Post sponsored by NewzEngine.com

Source: US Global Legal Monitor

The following is a guest post by Steven Hughston Vasil, a 2020 summer intern working remotely with the Digital Resources Division of the Law Library of Congress. He is a current graduate student pursuing a Master of Library and Information Science degree at the University of Maryland, College Park.

On December 19, 1977, President Jimmy Carter signed the Foreign Corrupt Practices Act (FCPA) into law. One of the events that led to this law being passed by Congress in 1977 was what has been referred to as “Banana-gate.” The FCPA’s appeal (pun intended) was to prohibit the bribing of foreign government officials and to mandate better accounting practices from publicly traded companies to promote transparency for both stockholders and government regulators. This post describes the events surrounding “Banana-gate” and how it came to influence the FCPA.

The Banana-gate scandal began in New York when the United Brands president, Eli Black, used his attaché case to create a hole in his office window and jumped to his death. The Securities and Exchange Commission (SEC) investigated his suicide and uncovered a plan to bribe the president of Honduras to lower Honduras’ export tax on bananas. Because bananas are a $25 billion industry in today’s market, many Latin American governments wanted to receive revenue in the form of export taxes. This meant taxing bananas as they were shipped abroad. Honduras wanted to tax bananas 50 cents per 40-pound box, which would have cost United Brands $7.5 million in 1974, or approximately $40 million today.

On February 4, 1975, The New York Times reported Black had been under great strain because of business pressures, which led to his suicide. The company’s Central American banana plantations had been damaged by Hurricane Fifi, in addition to the burden of export taxes imposed by Central American countries. On April 10, 1975 The New York Times published a story with the headline, “S.E.C. Suit Links a Honduras Bribe to United Brands, which described how the company paid a $1.25 million bribe to Honduran government officials with the goal of not being taxed on their bananas grown in Honduras. The story also determined an additional $750,000 in bribes had been paid to unnamed European officials since 1970. The agency had been informed of the bribe by United Brand’s law firm Covington & Burlington. United Brands wanted to keep the matter confidential when it disclosed the matter to the SEC, but the SEC’s lawsuit dashed any hope of keeping the matter secret.

According to the SEC’s 1975 Annual Report, SEC filed a lawsuit on April 9, 1975, against United Brands, alleging that the company had failed “to disclose substantial payments to officials of foreign governments in order to secure favorable treatment in connection with its operations in those countries (page 36).” The SEC did not name the Honduran president in their lawsuit, but news reports at the time reported that the bribe was paid directly to President Arellano.
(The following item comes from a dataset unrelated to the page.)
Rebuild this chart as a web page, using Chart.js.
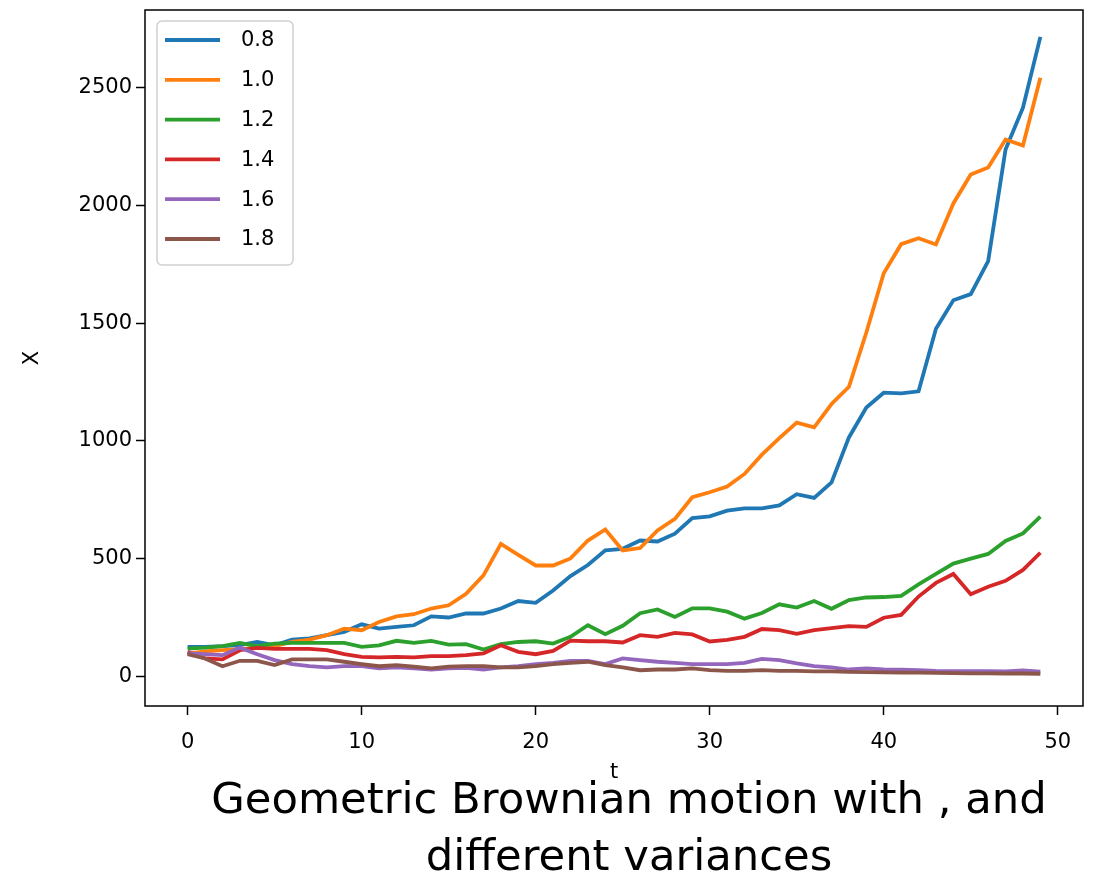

Later reports from The New York Times in May of 1975, which quoted the official statement of a Honduran government spokesman, reported Black played an active role in taking care of the “banana problem” with an attempted bribe to President Arellano. The spokesman stated the Honduran President had refused the offer. In spite of the spokesman’s denial, these reports demonstrated how corporate leadership knew these schemes were taking place even if they were not direct participants.

While the SEC and United Brands grappled with the alleged bribery in federal court, a series of hearings in both the House of Representatives and the Senate were held to hear testimony regarding the spate of bribery scandals. Representative Robert Nix, chairman of the Committee on International Relations, noted that United Brands had admitted to making payments of $1.25 million to the Honduran Chief of State, Oswaldo Lopez Arellano, who was ousted in April [1975] as a result. (Activities of American Multinational Corporations Abroad, Statement of Rep. Nix, at page 2.)

The SEC, in the 1975 annual report, stated that the basis for its suit against United Brands was that it failed “to disclose substantial payments to officials of foreign governments in order to secure favorable treatment in connection with its business operations in those countries.” (Page 36.) The SEC sued United Brands because the company did not publicly disclose that it was engaging in this behavior to its investors. That is, this lawsuit was launched not because the company was barred by law from engaging in this form of bribery at the time, but because the payments were not disclosed to United Brands’ investors or to federal regulators.

An express prohibition against bribery became law when President Carter signed the FCPA into law in 1977. President Carter announced during the signing that bribery was “ethically repugnant and competitively unnecessary” and these practices could “undermine the integrity and stability of governments and harm our relationships with other countries.” The FCPA criminalized the act of businesses bribing government officials to receive favorable treatment in those local jurisdictions as well as the falsification of accounting documents to hide the payments.